## begin Stored data

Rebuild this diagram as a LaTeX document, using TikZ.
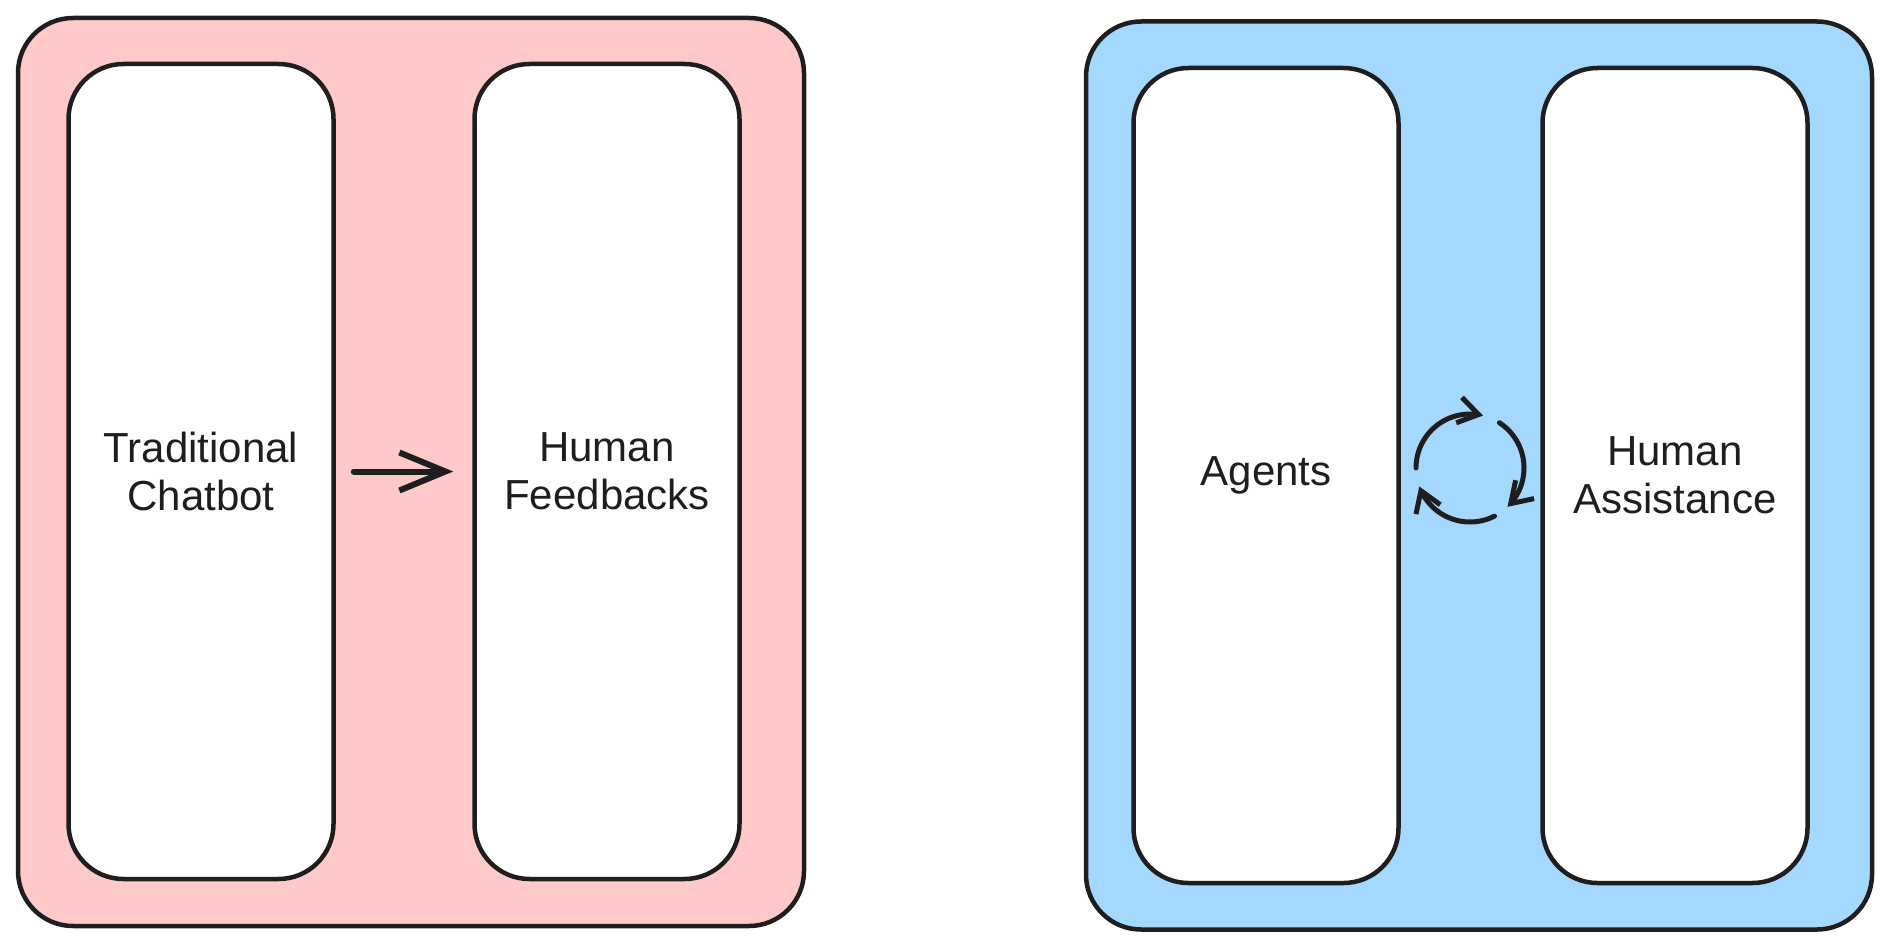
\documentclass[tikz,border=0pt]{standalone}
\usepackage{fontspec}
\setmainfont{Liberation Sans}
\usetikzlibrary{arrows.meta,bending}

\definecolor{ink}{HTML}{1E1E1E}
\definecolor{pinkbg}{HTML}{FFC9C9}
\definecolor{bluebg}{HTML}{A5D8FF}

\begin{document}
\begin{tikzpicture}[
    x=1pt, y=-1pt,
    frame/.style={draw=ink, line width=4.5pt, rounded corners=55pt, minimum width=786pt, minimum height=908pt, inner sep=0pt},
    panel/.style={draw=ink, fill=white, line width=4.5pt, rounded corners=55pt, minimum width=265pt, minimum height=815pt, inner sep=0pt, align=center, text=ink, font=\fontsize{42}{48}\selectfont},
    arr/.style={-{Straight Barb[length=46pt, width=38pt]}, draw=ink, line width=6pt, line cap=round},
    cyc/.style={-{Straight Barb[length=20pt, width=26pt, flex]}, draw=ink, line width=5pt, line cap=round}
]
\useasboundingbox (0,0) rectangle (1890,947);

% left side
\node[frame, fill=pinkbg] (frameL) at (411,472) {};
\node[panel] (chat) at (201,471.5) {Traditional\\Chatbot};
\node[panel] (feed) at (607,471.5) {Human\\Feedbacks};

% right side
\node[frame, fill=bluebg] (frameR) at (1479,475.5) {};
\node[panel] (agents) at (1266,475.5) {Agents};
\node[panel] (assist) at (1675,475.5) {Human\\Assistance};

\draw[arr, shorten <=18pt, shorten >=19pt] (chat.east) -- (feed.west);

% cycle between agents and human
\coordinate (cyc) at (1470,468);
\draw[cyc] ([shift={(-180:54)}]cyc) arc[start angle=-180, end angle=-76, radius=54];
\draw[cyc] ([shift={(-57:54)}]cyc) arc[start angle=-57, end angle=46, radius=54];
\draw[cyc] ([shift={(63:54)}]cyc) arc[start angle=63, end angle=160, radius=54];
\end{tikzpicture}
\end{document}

## end Stored data

Objective:
Every line from the start of the listing above through the line with "(0,0) rectangle (1890,947);" should be repeated exactly; skip the pictures and add nothing else.

Reply to the exercise:
Rebuild this diagram as a LaTeX document, using TikZ.
\documentclass[tikz,border=0pt]{standalone}
\usepackage{fontspec}
\setmainfont{Liberation Sans}
\usetikzlibrary{arrows.meta,bending}

\definecolor{ink}{HTML}{1E1E1E}
\definecolor{pinkbg}{HTML}{FFC9C9}
\definecolor{bluebg}{HTML}{A5D8FF}

\begin{document}
\begin{tikzpicture}[
    x=1pt, y=-1pt,
    frame/.style={draw=ink, line width=4.5pt, rounded corners=55pt, minimum width=786pt, minimum height=908pt, inner sep=0pt},
    panel/.style={draw=ink, fill=white, line width=4.5pt, rounded corners=55pt, minimum width=265pt, minimum height=815pt, inner sep=0pt, align=center, text=ink, font=\fontsize{42}{48}\selectfont},
    arr/.style={-{Straight Barb[length=46pt, width=38pt]}, draw=ink, line width=6pt, line cap=round},
    cyc/.style={-{Straight Barb[length=20pt, width=26pt, flex]}, draw=ink, line width=5pt, line cap=round}
]
\useasboundingbox (0,0) rectangle (1890,947);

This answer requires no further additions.